Para la causa de la democracia en el mundo el conflicto armado es una nefasta perspectiva. Aunque la guerra fuese rápida y sencilla (nunca limpia) su desencadenamiento significaría que ha fracasado el principal instrumento de la democracia, que es la fuerza de la razón. Pero más probablemente la guerra sería complicada: eso es lo esperable a estas alturas del desarrollo armamentístico nuclear y químico. Como estas cosas se sabe a lo mejor cómo empiezan pero no cómo y cuándo terminan, un episodio particularmente duro -un determinado umbral de muertos por ejemplo- puede provocar un giro espectacular en la opinión internacional, y más en la española, poco informada, frágil y heredera de décadas de autarquía. ¿Quiénes pescarían en el río revuelto? Quizás los falsos pacifistas de adscripción autoritaria. Muy probablemente, en Estados Unidos, la derecha de los republicanos, ese grupo ultra desengañado por la timidez del reaganismo, que critica el compromiso de Bush en el escenario del Golfo, bajo el lema implícito de allá se las compongan. O en Francia, el filofascismo de Le Pen, que se ha presentado torticeramente en este asunto como abanderado del pacifismo, usurpando la retórica gaullista antiamericana y arabista.

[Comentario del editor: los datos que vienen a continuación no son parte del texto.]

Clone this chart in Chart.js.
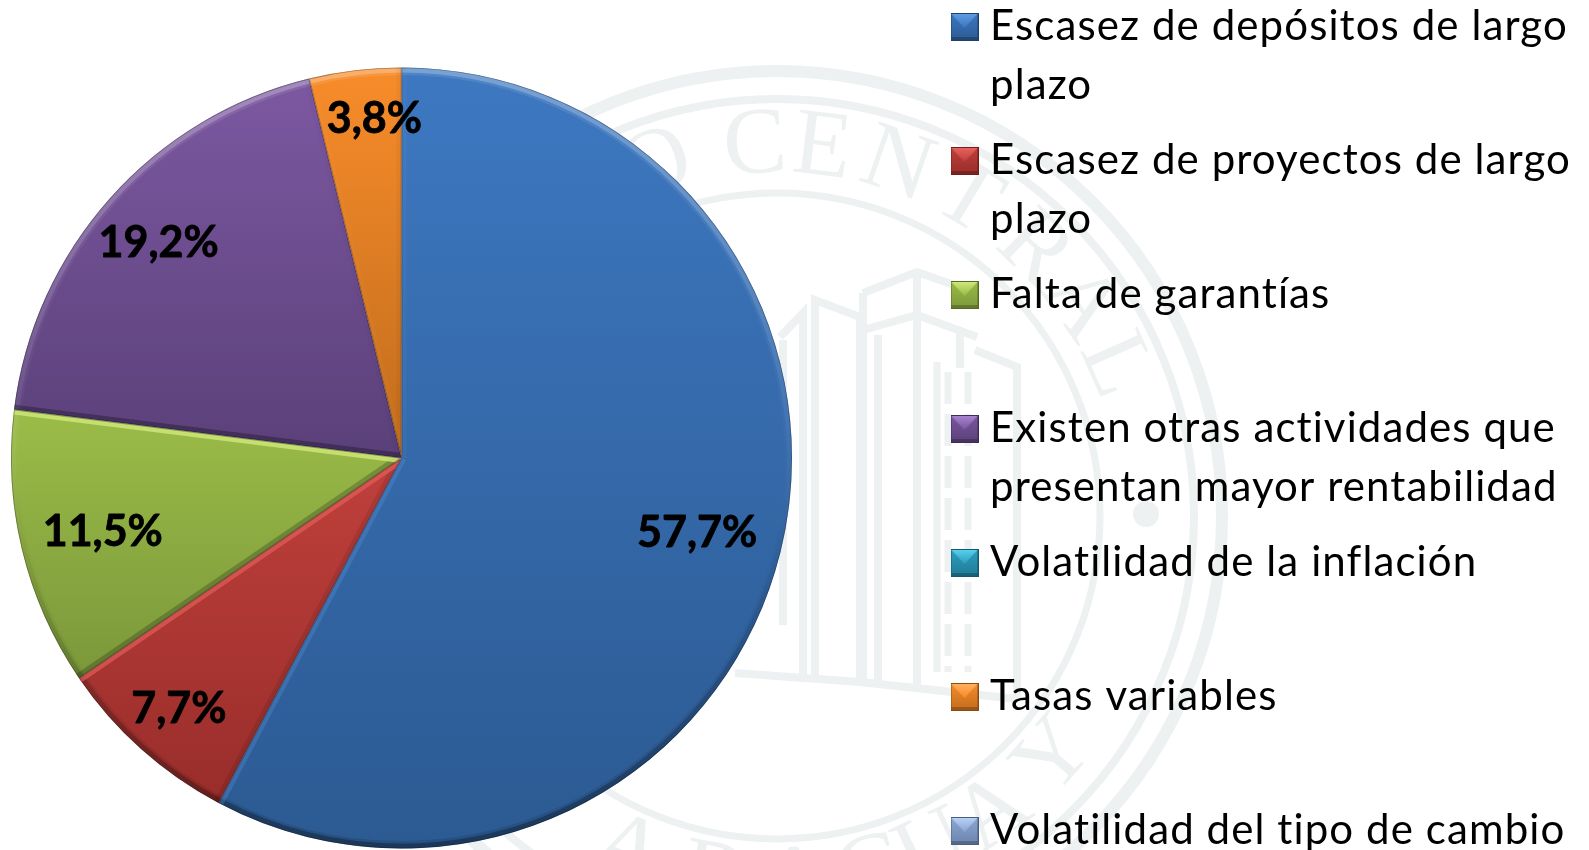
<!DOCTYPE html>
<html><head><meta charset="utf-8">
<style>html,body{margin:0;padding:0;background:#fff;overflow:hidden;width:1589px;height:850px}#box{position:relative;width:1589px;height:960px}</style>
<script src="https://cdn.jsdelivr.net/npm/chart.js@4"></script>
</head><body><div id="box"><canvas id="c"></canvas></div>
<script>
const categories = [
  ["Escasez de depósitos de largo","plazo"],
  ["Escasez de proyectos de largo","plazo"],
  ["Falta de garantías",""],
  ["Existen otras actividades que","presentan mayor rentabilidad"],
  ["Volatilidad de la inflación",""],
  ["Tasas variables",""],
  ["Volatilidad del tipo de cambio",""]
];
const values = [57.7, 7.7, 11.5, 19.2, 0, 3.8, 0];
const valueLabels = ["57,7%","7,7%","11,5%","19,2%","","3,8%",""];
const labelRadius = [0.78, 0.855, 0.787, 0.833, 0, 0.875, 0];
const labelTurn = [0, 0, 0, 0, 0, 2.3, 0];
const topColors    = ["#3d78c1","#c0403c","#9bbc48","#7c58a1","#2f9fbf","#f88c2a","#8fa8d2"];
const bottomColors = ["#2c5a92","#982d2a","#7b983a","#5a4079","#1f7b96","#c06c1d","#6a84ae"];
const lightColors  = ["#5f9ce2","#e8625c","#cfe87a","#a884d0","#58cfee","#ffb060","#b8d0f4"];
const edgeColors   = ["#1f4068","#6e1f1d","#566c24","#3e2b58","#14586c","#8a4c12","#4a5e80"];
const watermarkRings = [[445,12],[417,8],[323,7]];
const watermarkText = [["O",-19],["C",-3.4],["E",7],["N",19],["T",31],["R",44],["A",55],["L",66],
                       ["Y",131],["A",144],["U",155],["G",165],["A",177],["R",190],["A",204]];
const towerLines = [
  [[780,337],[803,313],[803,678]],
  [[815,678],[815,300],[860,317],[860,680]],
  [[863,293],[917,272],[977,293]],[[863,330],[917,315],[977,337]],
  [[863,293],[863,682]],[[878,335],[878,684]],[[917,272],[917,686]],
  [[960,330],[960,368]],[[975,350],[1017,367],[1017,698]],[[783,340],[783,625]],
  [[735,673],[860,682],[1017,699]]
];

function sliceBand(i){
  const total = values.reduce((a,b)=>a+b,0);
  let s = 0; for(let k=0;k<i;k++) s += values[k];
  const a0 = s/total*2*Math.PI - Math.PI/2, a1 = (s+values[i])/total*2*Math.PI - Math.PI/2;
  const ys=[0,Math.sin(a0),Math.sin(a1)];
  for(const q of [-Math.PI/2,Math.PI/2,3*Math.PI/2]) if(q>a0&&q<a1) ys.push(Math.sin(q));
  return [Math.min(...ys),Math.max(...ys)];
}
function fillFor(ctx){
  const chart=ctx.chart, i=ctx.dataIndex, a=chart.chartArea;
  if(!a) return topColors[i];
  const r=Math.min(a.width,a.height)/2, cy=(a.top+a.bottom)/2, [b0,b1]=sliceBand(i);
  const g=chart.ctx.createLinearGradient(0,cy+b0*r,0,cy+b1*r);
  g.addColorStop(0,topColors[i]); g.addColorStop(1,bottomColors[i]);
  return g;
}
function swatch(i){
  const n=28,c=document.createElement('canvas'); c.width=n;c.height=n+2;
  const x=c.getContext('2d');
  x.translate(0,2);
  let g=x.createLinearGradient(0,0,0,n); g.addColorStop(0,topColors[i]); g.addColorStop(1,bottomColors[i]);
  x.fillStyle=g; x.fillRect(0,0,n,n);
  g=x.createLinearGradient(0,1,0,n/2); g.addColorStop(0,lightColors[i]); g.addColorStop(1,topColors[i]);
  x.fillStyle=g; x.beginPath(); x.moveTo(1,1); x.lineTo(n-1,1); x.lineTo(n/2,n/2+1); x.closePath(); x.fill();
  x.fillStyle='rgba(0,0,0,.22)'; x.fillRect(1,n-4,n-2,3);
  x.strokeStyle=edgeColors[i]; x.lineWidth=1; x.strokeRect(.5,.5,n-1,n-1);
  return c;
}
const sealPlugin={id:'seal',beforeDraw(chart){
  const x=chart.ctx,cx=777,cy=516; x.save();
  x.letterSpacing='0px';
  x.strokeStyle='#edf1f1'; x.fillStyle='#edf1f1'; x.lineJoin='miter';
  for(const [r,w] of watermarkRings){x.lineWidth=w;x.beginPath();x.arc(cx,cy,r,0,2*Math.PI);x.stroke();}
  x.beginPath();x.arc(1146,514,13,0,2*Math.PI);x.fill();
  x.font='95px "Liberation Serif"';x.textAlign='center';x.textBaseline='middle';
  for(const [t,d] of watermarkText){
    const a=d*Math.PI/180; x.save();
    x.translate(cx+369*Math.sin(a),cy-369*Math.cos(a));
    x.rotate(d>90?a-Math.PI:a); x.fillText(t,0,0); x.restore();
  }
  x.lineWidth=8;
  for(const l of towerLines){x.beginPath();l.forEach((p,k)=>k?x.lineTo(p[0],p[1]):x.moveTo(p[0],p[1]));x.stroke();}
  x.lineWidth=7;x.beginPath();x.moveTo(937,362);x.lineTo(937,672);x.stroke();
  x.setLineDash([32,10]);x.lineWidth=7;x.beginPath();x.moveTo(948,372);x.lineTo(948,672);x.moveTo(968,372);x.lineTo(968,672);x.stroke();x.setLineDash([]);
  x.restore();
  x.letterSpacing='1.1px';
}};
const bevelPlugin={id:'bevel',afterDatasetsDraw(chart){
  const x=chart.ctx, queue=[];
  chart.getDatasetMeta(0).data.forEach((el,i)=>{
    if(!values[i]) return;
    const {x:cx,y:cy,startAngle:a0,endAngle:a1,outerRadius:r}=el.getProps(['x','y','startAngle','endAngle','outerRadius'],true);
    x.save();
    x.beginPath();x.moveTo(cx,cy);x.arc(cx,cy,r,a0,a1);x.closePath();x.clip();
    const g=x.createLinearGradient(0,cy-r,0,cy+r);
    g.addColorStop(0,'rgba(255,255,255,.24)');g.addColorStop(.5,'rgba(255,255,255,.03)');g.addColorStop(.62,'rgba(0,0,0,.04)');g.addColorStop(1,'rgba(0,0,0,.30)');
    x.strokeStyle=g;
    x.lineWidth=5;x.beginPath();x.arc(cx,cy,r-2.5,a0,a1);x.stroke();
    x.lineWidth=10;x.globalAlpha=.4;x.beginPath();x.arc(cx,cy,r-2.5,a0,a1);x.stroke();x.globalAlpha=1;
    const edge=(a,sign)=>{
      const nx=-Math.sin(a)*sign, ny=Math.cos(a)*sign, s=ny*Math.abs(ny)+.12*nx;
      x.strokeStyle=s>0?lightColors[i]:'#000';
      x.globalAlpha=s>0?Math.min(.85,s*.85):Math.min(.28,-s*.28);
      x.lineWidth=10;x.beginPath();x.moveTo(cx,cy);x.lineTo(cx+r*Math.cos(a),cy+r*Math.sin(a));x.stroke();
      x.globalAlpha=1;
    };
    edge(a0,1);edge(a1,-1);
    x.strokeStyle='rgba(20,20,30,.35)';x.lineWidth=1.6;
    x.beginPath();x.moveTo(cx,cy);x.arc(cx,cy,r,a0,a1);x.closePath();x.stroke();
    x.restore();
    const m=(a0+a1)/2+labelTurn[i]*Math.PI/180,q=r*labelRadius[i];
    queue.push([valueLabels[i],cx+q*Math.cos(m),cy+q*Math.sin(m)+2]);
  });
  x.save();x.letterSpacing='0px';x.fillStyle='#000';x.strokeStyle='#000';x.lineWidth=.8;x.lineJoin='round';x.font='700 43px Lato';x.textAlign='center';x.textBaseline='middle';
  queue.forEach(l=>{x.fillText(l[0],l[1],l[2]);x.strokeText(l[0],l[1],l[2]);});x.restore();
}};
const placePlugin={id:'place',afterLayout(chart){
  const a=chart.chartArea;a.left=11;a.right=792;a.top=67;a.bottom=849;a.width=781;a.height=782;
  const l=chart.legend;l.left=944;l.top=-11;
}};
new Chart(document.getElementById('c'),{
  type:'pie',
  data:{labels:categories,datasets:[{data:values,backgroundColor:fillFor,borderWidth:0}]},
  plugins:[sealPlugin,bevelPlugin,placePlugin],
  options:{
    responsive:true,maintainAspectRatio:false,animation:false,
    layout:{padding:0},
    plugins:{
      tooltip:{enabled:false},
      legend:{position:'right',align:'start',
        labels:{
          padding:16,boxWidth:9,usePointStyle:true,color:'#000',
          font:{family:'Lato',size:42,lineHeight:59/42},
          generateLabels:()=>categories.map((t,i)=>({text:t,pointStyle:swatch(i),fillStyle:topColors[i],strokeStyle:edgeColors[i],lineWidth:0,index:i,hidden:false}))
        }}
    }
  }
});
</script></body></html>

Y las consecuencias de una guerra serían graves también para Europa. Probablemente para su seguridad, como se ha apuntado. Pero también indiscutiblemente para la manera de hacer europea. Frente a quienes no salen del arquetipo según el cual la guerra es la inevitable continuación de la política por otros medios, la Europa comunitaria ha defendido en su conjunto que la política debe ser la respuesta a la incitación belicista. Esta estrategia ha permitido a los Doce avanzar en el camino de la unión. De modo que la guerra sería, ahora mismo, la demostración más palpable del agotamiento o el fracaso de esta idea, de un fracaso también europeo.

Insistir en la solución política, en agotar las posibilidades del embargo, no equivale a propugnar una estrategia de apaisement, apaciguamiento o amansamiento. La tentación de ofrecer compensaciones y perdón antes de la confesión del pecado y el propósito de la enmienda ya resultó funesta en los años treinta: a la postre de nada sirve, más que para reforzar al agresor. Por eso nadie debiera confundir la posición centrada en la firmeza política internacional, más acá de lo militar, con la de la claudicación.